Et je décide de m’arrêter.
- À l’automne, j’organise une grande balade en forêt et j’invite mes enfants à regarder les mille nuances de couleur des feuilles.
- Sur le chemin du travail, en hiver, je stationne ma voiture quelques minutes sur le bas-côté pour pouvoir profiter de cette lumière propre à la candeur d’un matin ensoleillé.
- Au printemps, pendant que mes enfants jouent, je m’allonge dans l’herbe du jardin et je respire à plein nez son odeur, en regardant les nuages passer.
- En été, je m’évade une heure pour grimper sur ce rocher qui domine la mer… et contempler. Je nourris mon esprit de contemplation.
Je me reconnecte à mes sens.
J’essaye de retrouver ce sentiment de béatitude qui m’avait enveloppée, ce soir-là, au crépuscule, dans la chaleur d’une fin de soirée italienne, face aux collines toscanes.
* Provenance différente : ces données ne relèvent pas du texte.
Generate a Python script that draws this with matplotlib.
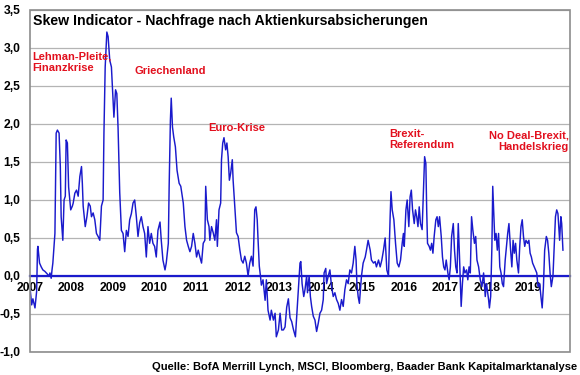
import matplotlib
matplotlib.use("Agg")
import matplotlib.pyplot as plt
from matplotlib.patches import Rectangle
from matplotlib.ticker import FuncFormatter

# Zeitachse in Dezimaljahren, Werte des Skew Indicators
jahr = [
    2007.00, 2007.04, 2007.07, 2007.12, 2007.16, 2007.18, 2007.19, 2007.23, 2007.27, 2007.31,
    2007.36, 2007.41, 2007.46, 2007.48, 2007.51, 2007.53, 2007.55, 2007.60, 2007.63, 2007.66,
    2007.70, 2007.73, 2007.75, 2007.79, 2007.82, 2007.85, 2007.87, 2007.90, 2007.93, 2007.98,
    2008.02, 2008.04, 2008.08, 2008.12, 2008.16, 2008.20, 2008.24, 2008.26, 2008.28, 2008.33,
    2008.37, 2008.41, 2008.45, 2008.48, 2008.52, 2008.56, 2008.60, 2008.64, 2008.68, 2008.72,
    2008.76, 2008.78, 2008.81, 2008.85, 2008.88, 2008.92, 2008.96, 2009.00, 2009.02, 2009.06,
    2009.09, 2009.12, 2009.16, 2009.20, 2009.24, 2009.28, 2009.32, 2009.36, 2009.40, 2009.44,
    2009.48, 2009.52, 2009.56, 2009.60, 2009.64, 2009.68, 2009.72, 2009.76, 2009.80, 2009.84,
    2009.88, 2009.92, 2009.96, 2010.00, 2010.04, 2010.08, 2010.13, 2010.16, 2010.20, 2010.25,
    2010.28, 2010.33, 2010.35, 2010.38, 2010.40, 2010.43, 2010.46, 2010.50, 2010.54, 2010.59,
    2010.63, 2010.69, 2010.73, 2010.77, 2010.81, 2010.85, 2010.89, 2010.93, 2010.97, 2011.01,
    2011.05, 2011.09, 2011.13, 2011.17, 2011.21, 2011.23, 2011.27, 2011.31, 2011.33, 2011.37,
    2011.41, 2011.45, 2011.49, 2011.51, 2011.55, 2011.59, 2011.61, 2011.64, 2011.67, 2011.71,
    2011.74, 2011.77, 2011.80, 2011.83, 2011.87, 2011.89, 2011.93, 2011.97, 2012.01, 2012.05,
    2012.09, 2012.13, 2012.17, 2012.21, 2012.25, 2012.29, 2012.33, 2012.37, 2012.41, 2012.44,
    2012.47, 2012.49, 2012.52, 2012.55, 2012.57, 2012.61, 2012.66, 2012.69, 2012.73, 2012.78,
    2012.81, 2012.86, 2012.90, 2012.93, 2012.98, 2013.02, 2013.06, 2013.10, 2013.14, 2013.18,
    2013.22, 2013.26, 2013.30, 2013.34, 2013.39, 2013.46, 2013.50, 2013.52, 2013.55, 2013.59,
    2013.62, 2013.66, 2013.68, 2013.72, 2013.75, 2013.78, 2013.82, 2013.86, 2013.90, 2013.94,
    2013.98, 2014.02, 2014.06, 2014.08, 2014.12, 2014.14, 2014.18, 2014.22, 2014.26, 2014.30,
    2014.34, 2014.38, 2014.42, 2014.46, 2014.50, 2014.54, 2014.58, 2014.62, 2014.66, 2014.70,
    2014.74, 2014.78, 2014.82, 2014.85, 2014.87, 2014.90, 2014.93, 2014.96, 2014.98, 2015.02,
    2015.07, 2015.10, 2015.14, 2015.19, 2015.22, 2015.27, 2015.31, 2015.34, 2015.39, 2015.43,
    2015.47, 2015.51, 2015.55, 2015.59, 2015.63, 2015.67, 2015.69, 2015.72, 2015.76, 2015.80,
    2015.84, 2015.88, 2015.92, 2015.96, 2015.99, 2016.01, 2016.05, 2016.08, 2016.12, 2016.15,
    2016.18, 2016.21, 2016.25, 2016.28, 2016.31, 2016.34, 2016.37, 2016.40, 2016.44, 2016.47,
    2016.50, 2016.53, 2016.55, 2016.57, 2016.61, 2016.64, 2016.67, 2016.70, 2016.73, 2016.77,
    2016.80, 2016.83, 2016.86, 2016.90, 2016.93, 2016.96, 2016.99, 2017.02, 2017.06, 2017.09,
    2017.12, 2017.15, 2017.19, 2017.22, 2017.25, 2017.28, 2017.31, 2017.34, 2017.38, 2017.41,
    2017.44, 2017.47, 2017.51, 2017.54, 2017.57, 2017.60, 2017.63, 2017.66, 2017.70, 2017.73,
    2017.76, 2017.80, 2017.84, 2017.88, 2017.92, 2017.96, 2017.99, 2018.04, 2018.06, 2018.09,
    2018.12, 2018.14, 2018.17, 2018.19, 2018.22, 2018.25, 2018.28, 2018.31, 2018.34, 2018.37,
    2018.40, 2018.44, 2018.47, 2018.50, 2018.53, 2018.57, 2018.60, 2018.63, 2018.66, 2018.69,
    2018.72, 2018.76, 2018.79, 2018.82, 2018.85, 2018.88, 2018.91, 2018.94, 2018.98, 2019.01,
    2019.04, 2019.07, 2019.10, 2019.14, 2019.17, 2019.20, 2019.23, 2019.27, 2019.30, 2019.33,
    2019.36, 2019.39, 2019.43, 2019.46, 2019.49, 2019.52, 2019.55, 2019.59, 2019.62, 2019.65,
    2019.68, 2019.71, 2019.75, 2019.78, 2019.80, 2019.83,
]
skew = [
    -0.15, -0.38, -0.30, -0.42, -0.20, 0.35, 0.39, 0.17, 0.12, 0.08,
    0.06, 0.03, 0.00, 0.04, -0.03, 0.08, 0.17, 0.56, 1.88, 1.92,
    1.88, 1.44, 0.78, 0.47, 1.00, 1.05, 1.79, 1.75, 1.17, 0.87,
    0.92, 0.96, 1.09, 1.13, 1.05, 1.31, 1.44, 1.22, 0.92, 0.65,
    0.78, 0.96, 0.92, 0.78, 0.83, 0.74, 0.56, 0.52, 0.47, 0.92,
    1.00, 1.88, 2.75, 3.21, 3.15, 2.84, 2.75, 2.32, 2.09, 2.45,
    2.40, 1.95, 1.10, 0.60, 0.56, 0.32, 0.60, 0.52, 0.74, 0.82,
    0.96, 1.00, 0.78, 0.52, 0.70, 0.78, 0.65, 0.56, 0.25, 0.65,
    0.43, 0.56, 0.43, 0.39, 0.25, 0.60, 0.71, 0.47, 0.21, 0.08,
    0.17, 0.43, 1.18, 2.05, 2.34, 1.96, 1.83, 1.70, 1.39, 1.22,
    1.18, 0.96, 0.65, 0.47, 0.39, 0.32, 0.39, 0.56, 0.43, 0.25,
    0.34, 0.25, 0.17, 0.43, 0.47, 1.18, 0.74, 0.65, 0.47, 0.65,
    0.57, 0.47, 0.74, 0.39, 0.87, 0.96, 1.53, 1.75, 1.82, 1.66,
    1.75, 1.57, 1.26, 1.35, 1.53, 1.26, 0.91, 0.57, 0.52, 0.35,
    0.21, 0.17, 0.26, 0.17, 0.00, 0.17, 0.26, 0.13, 0.87, 0.91,
    0.74, 0.48, 0.13, -0.01, -0.12, -0.05, -0.32, -0.05, -0.45, -0.58,
    -0.45, -0.58, -0.49, -0.80, -0.71, -0.49, -0.71, -0.71, -0.67, -0.41,
    -0.30, -0.55, -0.60, -0.70, -0.80, -0.18, 0.17, 0.19, -0.10, -0.27,
    -0.18, 0.00, -0.22, 0.00, -0.27, -0.40, -0.53, -0.58, -0.73, -0.62,
    -0.49, -0.45, -0.31, 0.04, 0.10, -0.10, 0.00, 0.08, -0.14, -0.27,
    -0.22, -0.31, -0.36, -0.45, -0.31, -0.40, -0.18, -0.05, -0.10, 0.08,
    0.04, 0.17, 0.39, 0.21, -0.10, -0.27, -0.36, -0.14, 0.00, 0.17,
    0.25, 0.34, 0.47, 0.34, 0.21, 0.17, 0.19, 0.12, 0.21, 0.12,
    0.21, 0.34, 0.50, 0.08, 0.00, 0.78, 1.11, 0.87, 0.74, 0.43,
    0.17, 0.12, 0.21, 0.43, 0.56, 0.39, 0.87, 1.00, 0.65, 1.04,
    1.13, 0.87, 0.69, 0.87, 0.78, 0.65, 0.91, 0.69, 0.61, 1.09,
    1.57, 1.48, 0.87, 0.43, 0.39, 0.34, 0.43, 0.30, 0.52, 0.74,
    0.78, 0.65, 0.78, 0.52, 0.25, 0.12, 0.08, 0.21, 0.04, -0.05,
    0.12, 0.52, 0.69, 0.34, 0.12, 0.04, 0.69, 0.25, -0.40, -0.10,
    0.12, 0.04, 0.08, -0.05, 0.12, 0.04, 0.78, 0.61, 0.43, 0.52,
    0.21, 0.12, -0.05, -0.14, 0.04, -0.27, -0.10, -0.31, -0.42, -0.27,
    0.39, 1.18, 0.74, 0.47, 0.56, 0.34, 0.56, 0.12, 0.04, -0.10,
    -0.14, 0.21, 0.39, 0.56, 0.69, 0.34, 0.12, 0.47, 0.30, 0.43,
    0.21, 0.04, 0.39, 0.65, 0.74, 0.52, 0.39, 0.47, 0.43, 0.47,
    0.30, 0.25, 0.17, 0.12, 0.08, 0.04, -0.14, -0.10, -0.27, -0.42,
    -0.14, 0.34, 0.52, 0.47, 0.30, 0.04, -0.14, 0.00, 0.39, 0.78,
    0.87, 0.82, 0.47, 0.78, 0.69, 0.34,
]

jahre = list(range(2007, 2020))
y_ticks = [-1.0, -0.5, 0.0, 0.5, 1.0, 1.5, 2.0, 2.5, 3.0, 3.5]

# Ereignis-Beschriftungen: (Text, x, y, Ausrichtung)
ereignisse = [
    ("Lehman-Pleite,\nFinanzkrise", 2007.05, 2.95, "left"),
    ("Griechenland", 2009.52, 2.76, "left"),
    ("Euro-Krise", 2011.28, 2.01, "left"),
    ("Brexit-\nReferendum", 2015.65, 1.94, "left"),
    ("No Deal-Brexit,\nHandelskrieg", 2019.97, 1.91, "right"),
]

plt.rcParams["font.family"] = ["Liberation Sans", "DejaVu Sans"]
plt.rcParams["font.weight"] = "bold"

blau = "#1a1acc"
rot = "#e2101e"
grau = "#8c8c8c"

fig = plt.figure(figsize=(5.8, 3.75), dpi=100)
ax = fig.add_axes([30 / 580, 23 / 375, 540 / 580, 342 / 375])

ax.plot(jahr, skew, color=blau, linewidth=1.05, zorder=3)

ax.set_xlim(2007, 2020)
ax.set_ylim(-1.0, 3.5)
ax.set_yticks(y_ticks)
ax.yaxis.set_major_formatter(FuncFormatter(lambda v, p: f"{v:.1f}".replace(".", ",")))
ax.set_xticks(jahre)
ax.set_xticklabels([str(j) for j in jahre])
ax.tick_params(axis="both", length=0, labelsize=8.7)
ax.tick_params(axis="y", pad=7)
ax.tick_params(axis="x", pad=4)
ax.grid(axis="y", color="#b4b4b4", linewidth=0.9, zorder=0)

# Nulllinie als x-Achse
for s in ["top", "right", "left"]:
    ax.spines[s].set_visible(False)
ax.spines["bottom"].set_position(("data", 0))
ax.spines["bottom"].set_color(blau)
ax.spines["bottom"].set_linewidth(1.6)
ax.spines["bottom"].set_zorder(4)

rahmen = Rectangle((0, 0), 1, 1, transform=ax.transAxes, fill=False,
                   edgecolor=grau, linewidth=1.2, clip_on=False, zorder=5)
ax.add_patch(rahmen)

ax.text(2007.07, 3.36, "Skew Indicator - Nachfrage nach Aktienkursabsicherungen",
        fontsize=10.15, fontweight="bold", color="black", va="center", ha="left")

for text, x, y, ha in ereignisse:
    ax.text(x, y, text, color=rot, fontsize=8, fontweight="bold",
            ha=ha, va="top", linespacing=1.15, multialignment=ha)

fig.text(577 / 580, 1 - 367 / 375,
         "Quelle: BofA Merrill Lynch, MSCI, Bloomberg, Baader Bank Kapitalmarktanalyse",
         fontsize=8, fontweight="bold", ha="right", va="center")

fig.savefig("out.png", dpi=100)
Contempler, c’est retrouver son être profond. Dans le rythme effréné que nous nous imposons, la contemplation n’a que très peu de place, et cela nous épuise, cela nous vide de notre force vitale.
Quand je contemple, tout mon être vit intensément. Et je puise dans cette contemplation la force qui me manque parfois pour continuer le chemin.